Beim beschriebenen Partnertausch geht es also tendenziell nicht darum, Sex mit dem individuellen Wunschpartner zu vollziehen, sondern um das kollektive Interesse des Stammes. Das Kollektiv steht über dem Individuum!

Wir sollten uns bewusstwerden, dass der Partnertausch bei Naturvölkern zuerst eben gerade nicht das Ziel einer freien sexuellen Entfaltung verfolgt, wie es die sexuelle Revolution der späten 1960er Jahre anstrebte. Daher finde ich es schwierig, den Partnertausch bei Naturvölkern als Grund für manche polygame Neigung oder fürs Fremdgehen anzuführen oder diese sogar als „der menschlichen Natur“ entsprechend anzusehen. Denn im Unterschied zum kollektiv geprägten Interesse von Polygamie bei Naturvölkern folgen polygame Beziehungsformen in unseren westlichen Kulturen ja dem individuellen Interesse.

Um mehr Bewusstsein in unsere Beziehungen zu bekommen, sollten wir einen ganzheitlichen Blick auf diese werfen. Dieser umfasst sowohl unseren Verstand, als auch unsere Gefühle. Die Sexualität von Naturvölkern kann einen wichtigen Beitrag leisten, dass wir auf diesen beiden Ebenen unsere Muster, Impulse sowie unsere Prägungen – welche auch unsere evolutionären Prägungen beinhalten – hinterfragen. Die Unterschiedlichkeit der Motive, mit denen Naturvölker und wir der Sexualität nachgehen, gebietet es jedoch, dass nicht von einem Sexualverhalten auf ein anderes geschlossen wird.

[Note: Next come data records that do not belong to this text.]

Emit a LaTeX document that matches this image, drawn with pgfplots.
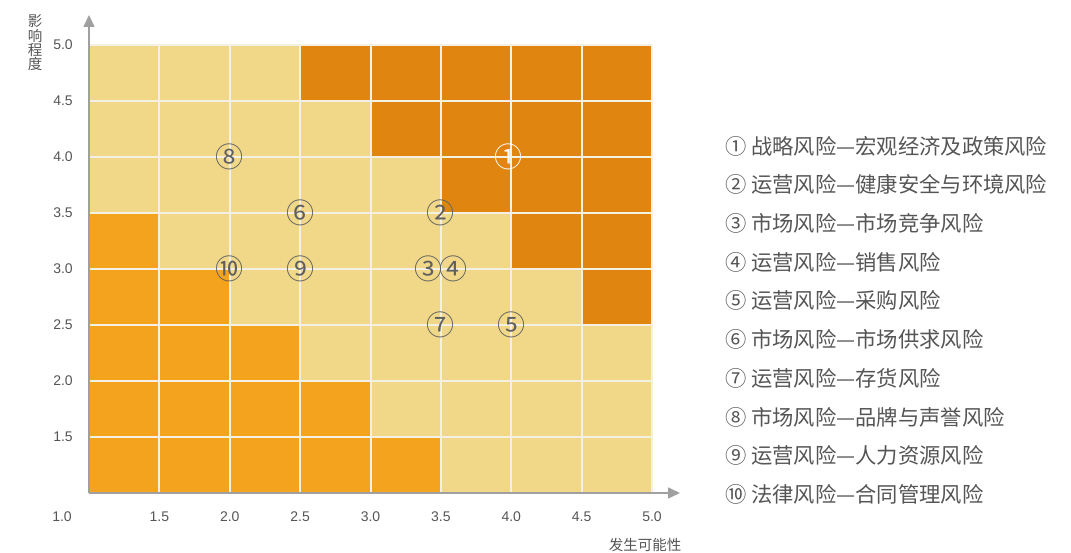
\documentclass[border=0pt]{standalone}
\usepackage{pgfplots}
\pgfplotsset{compat=1.18}
\usepackage{fontspec}
\setmainfont{Noto Sans CJK SC}
\newfontfamily\numfont{Liberation Sans}
\usetikzlibrary{arrows.meta}
\definecolor{cDark}{RGB}{224,134,16}
\definecolor{cOrange}{RGB}{243,163,29}
\definecolor{cLight}{RGB}{240,216,136}
\definecolor{cGrid}{RGB}{245,240,228}
\definecolor{cAxis}{RGB}{160,160,160}
\definecolor{cText}{RGB}{85,85,85}
\definecolor{cMark}{RGB}{95,95,95}
\begin{document}
\begin{tikzpicture}
\useasboundingbox (0,0) rectangle (1071pt,553pt);
\begin{axis}[
  at={(89pt,60pt)}, anchor=south west,
  scale only axis, width=563pt, height=448pt,
  xmin=1, xmax=5, ymin=1, ymax=5,
  axis lines=left,
  axis line style={draw=cAxis, line width=1.6pt},
  x axis line style={-{Triangle[length=12pt,width=11pt]}, shorten >=-28pt},
  y axis line style={-{Triangle[length=12pt,width=11pt]}, shorten >=-30pt},
  xtick={1.5,2,2.5,3,3.5,4,4.5,5}, ytick={1.5,2,2.5,3,3.5,4,4.5,5},
  xticklabels={1.5,2.0,2.5,3.0,3.5,4.0,4.5,5.0},
  yticklabels={1.5,2.0,2.5,3.0,3.5,4.0,4.5,5.0},
  grid=major, major grid style={draw=cGrid, line width=2pt},
  major tick length=0pt,
  axis on top,
  axis background/.style={fill=cLight},
  tick label style={font=\numfont\fontsize{14}{14}\selectfont, text=cText, inner sep=0pt},
  xticklabel style={anchor=center, yshift=-24pt},
  yticklabel style={anchor=center, xshift=-26pt},
  clip=false,
]
\addplot[fill=cOrange, draw=none] coordinates {
  (1,1) (3.5,1) (3.5,1.5) (3,1.5) (3,2) (2.5,2) (2.5,2.5) (2,2.5)
  (2,3) (1.5,3) (1.5,3.5) (1,3.5)} -- cycle;
\addplot[fill=cDark, draw=none] coordinates {
  (5,2.5) (5,5) (2.5,5) (2.5,4.5) (3,4.5) (3,4) (3.5,4) (3.5,3.5)
  (4,3.5) (4,3) (4.5,3) (4.5,2.5)} -- cycle;
\addplot[only marks, mark=none, point meta=explicit symbolic, nodes near coords,
  nodes near coords style={anchor=center, inner sep=0pt, text=cMark, font=\fontsize{28}{28}\selectfont}]
  table[meta=label] {
x y label
3.5 3.5 ②
3.41 3.0 ③
3.59 3.0 ④
4.0 2.5 ⑤
2.5 3.5 ⑥
3.5 2.5 ⑦
2.0 4.0 ⑧
2.5 3.0 ⑨
2.0 3.0 ⑩
};
\addplot[only marks, mark=none, point meta=explicit symbolic, nodes near coords,
  nodes near coords style={anchor=center, inner sep=0pt, text=white, font=\fontsize{28}{28}\selectfont}]
  table[meta=label] {
x y label
3.98 4.0 ①
};
\node[anchor=center, inner sep=0pt, text=cText, font=\numfont\fontsize{14}{14}\selectfont]
  at (axis cs:1,1) [xshift=-27pt, yshift=-24pt] {1.0};
\end{axis}
\node[anchor=center, inner sep=0pt, text=cText, font=\fontsize{14.5}{15}\selectfont] at (645pt,8pt) {发生可能性};
\node[anchor=center, inner sep=0pt, text=cText, align=center, font=\fontsize{14.5}{14.3}\selectfont] at (35pt,510pt) {影\\响\\程\\度};
\begin{scope}[every node/.style={anchor=west, inner sep=0pt, text=cText, font=\fontsize{21.3}{24}\selectfont}]
\node at (725pt,407pt) {① 战略风险—宏观经济及政策风险};
\node at (725pt,368.3pt) {② 运营风险—健康安全与环境风险};
\node at (725pt,329.6pt) {③ 市场风险—市场竞争风险};
\node at (725pt,290.9pt) {④ 运营风险—销售风险};
\node at (725pt,252.2pt) {⑤ 运营风险—采购风险};
\node at (725pt,213.5pt) {⑥ 市场风险—市场供求风险};
\node at (725pt,174.8pt) {⑦ 运营风险—存货风险};
\node at (725pt,136.1pt) {⑧ 市场风险—品牌与声誉风险};
\node at (725pt,97.4pt) {⑨ 运营风险—人力资源风险};
\node at (725pt,58.7pt) {⑩ 法律风险—合同管理风险};
\end{scope}
\end{tikzpicture}
\end{document}
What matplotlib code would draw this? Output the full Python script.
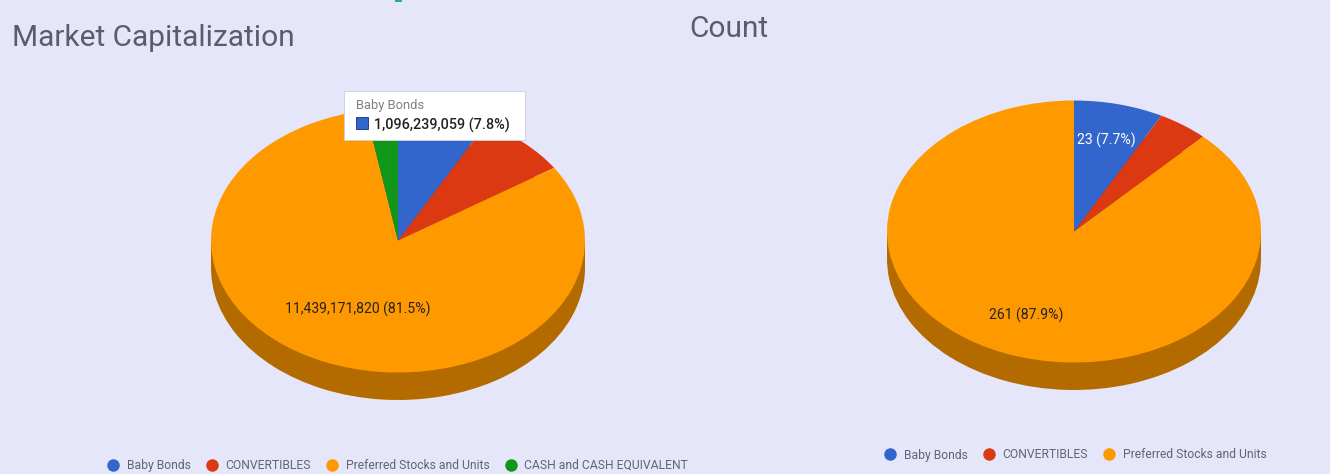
import matplotlib
matplotlib.use('Agg')
import matplotlib.pyplot as plt
from matplotlib.lines import Line2D
from matplotlib.patches import Rectangle

W, H = 1330, 474
BG = '#e6e6fa'
plt.rcParams['font.family'] = ['Roboto', 'DejaVu Sans']

# data
cap_labels = ['Baby Bonds', 'CONVERTIBLES', 'Preferred Stocks and Units', 'CASH and CASH EQUIVALENT']
cap_values = [1096239059, 1110000000, 11439171820, 391000000]
count_labels = ['Baby Bonds', 'CONVERTIBLES', 'Preferred Stocks and Units']
count_values = [23, 13, 261]

colors = ['#3366cc', '#dc3912', '#ff9900', '#109618']
dark_colors = ['#244a94', '#9f290d', '#b36b00', '#0b6b11']
title_color = '#5b5b6e'
legend_color = '#5f6675'


def px(x, y):
    return x / W, 1 - y / H


fig = plt.figure(figsize=(W / 100, H / 100), dpi=100, facecolor=BG)


def pie3d(values, cx, cy, rx, ry, depth):
    top = cy - ry
    bottom = cy + ry + depth
    ax = fig.add_axes([(cx - rx - 2) / W, 1 - (bottom + 2) / H, (2 * rx + 4) / W, (bottom - top + 4) / H])
    d = depth / ry
    n = len(values)
    # side of the pie: same slices moved down, then joined up with a band
    ax.pie(values, colors=dark_colors[:n], startangle=90, counterclock=False, center=(0, -d), radius=1)
    ax.add_patch(Rectangle((-1, -d), 2, d, color=dark_colors[2], lw=0))
    ax.pie(values, colors=colors[:n], startangle=90, counterclock=False, center=(0, 0), radius=1)
    ax.set_aspect('auto')
    ax.set_xlim(-1 - 2 / rx, 1 + 2 / rx)
    ax.set_ylim(-1 - d - 2 / ry, 1 + 2 / ry)
    ax.axis('off')
    return ax


pie3d(cap_values, 398, 240.5, 187, 132, 27.5)
pie3d(count_values, 1074, 231.5, 187, 131, 27.5)

fig.text(*px(12, 37.5), 'Market Capitalization', fontsize=21.5, color=title_color, va='center', ha='left')
fig.text(*px(689, 29), 'Count', fontsize=21.5, color=title_color, va='center', ha='left')

# slice labels
cap_total = sum(cap_values)
count_total = sum(count_values)
fig.text(*px(358, 309), f'{cap_values[2]:,} ({cap_values[2] / cap_total:.1%})', fontsize=10.1, color='#222222', ha='center', va='center')
fig.text(*px(1026, 315), f'{count_values[2]} ({count_values[2] / count_total:.1%})', fontsize=10.1, color='#222222', ha='center', va='center')
fig.text(*px(1106, 140), f'{count_values[0]} ({count_values[0] / count_total:.1%})', fontsize=10.1, color='white', ha='center', va='center')

# tooltip
over = fig.add_axes([0, 0, 1, 1], facecolor='none')
over.set_xlim(0, W)
over.set_ylim(H, 0)
over.axis('off')
over.add_patch(Rectangle((344.5, 91.5), 181, 49, color='#9a9aa8', alpha=0.5, lw=0))
over.add_patch(Rectangle((343.5, 90.5), 181, 49, facecolor='white', edgecolor='#cfcfd8', lw=0.6))
over.add_patch(Rectangle((356, 117), 11.5, 11.5, facecolor=colors[0], edgecolor='#26408a', lw=0.7))
over.text(356.5, 105.5, cap_labels[0], fontsize=9.3, color='#808080', va='center', ha='left')
over.text(374.5, 125, f'{cap_values[0]:,} ({cap_values[0] / cap_total:.1%})', fontsize=10.4, color='#222222',
          fontweight='medium', va='center', ha='left')
# small teal mark on the top edge
over.add_patch(Rectangle((395, 0), 7, 2, color='#2fa8a0', lw=0))


def legend(labels, x, y, spacing):
    handles = [Line2D([], [], ls='none', marker='o', ms=9, color=c, mew=0) for c in colors[:len(labels)]]
    fig.legend(handles, labels, ncol=len(labels), loc='center left', bbox_to_anchor=px(x, y),
               frameon=False, fontsize=8.7, labelcolor=legend_color, borderpad=0, borderaxespad=0,
               handlelength=1, handletextpad=0.62, columnspacing=spacing)


legend(cap_labels, 107, 465.5, 1.27)
legend(count_labels, 884, 455, 1.27)

fig.savefig('out.png', dpi=100, facecolor=BG)
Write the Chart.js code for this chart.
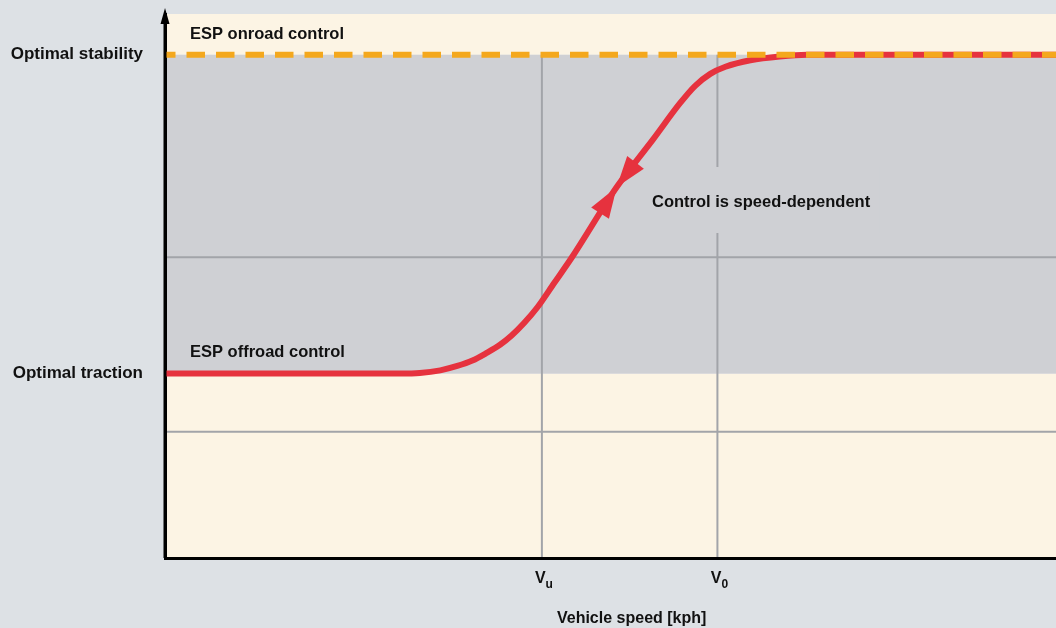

Natürlich kann jeder von uns die Beziehungsform wählen, die ihn erfüllt. Warum jemand allerdings die eine oder andere Bezeichungsform bevorzugt, sollte aus vorgenannten Gründen individuell und nicht generell – beispielsweise mit Bezug auf das Sexualverhalten von Naturvölkern o.ä. – begründet werden.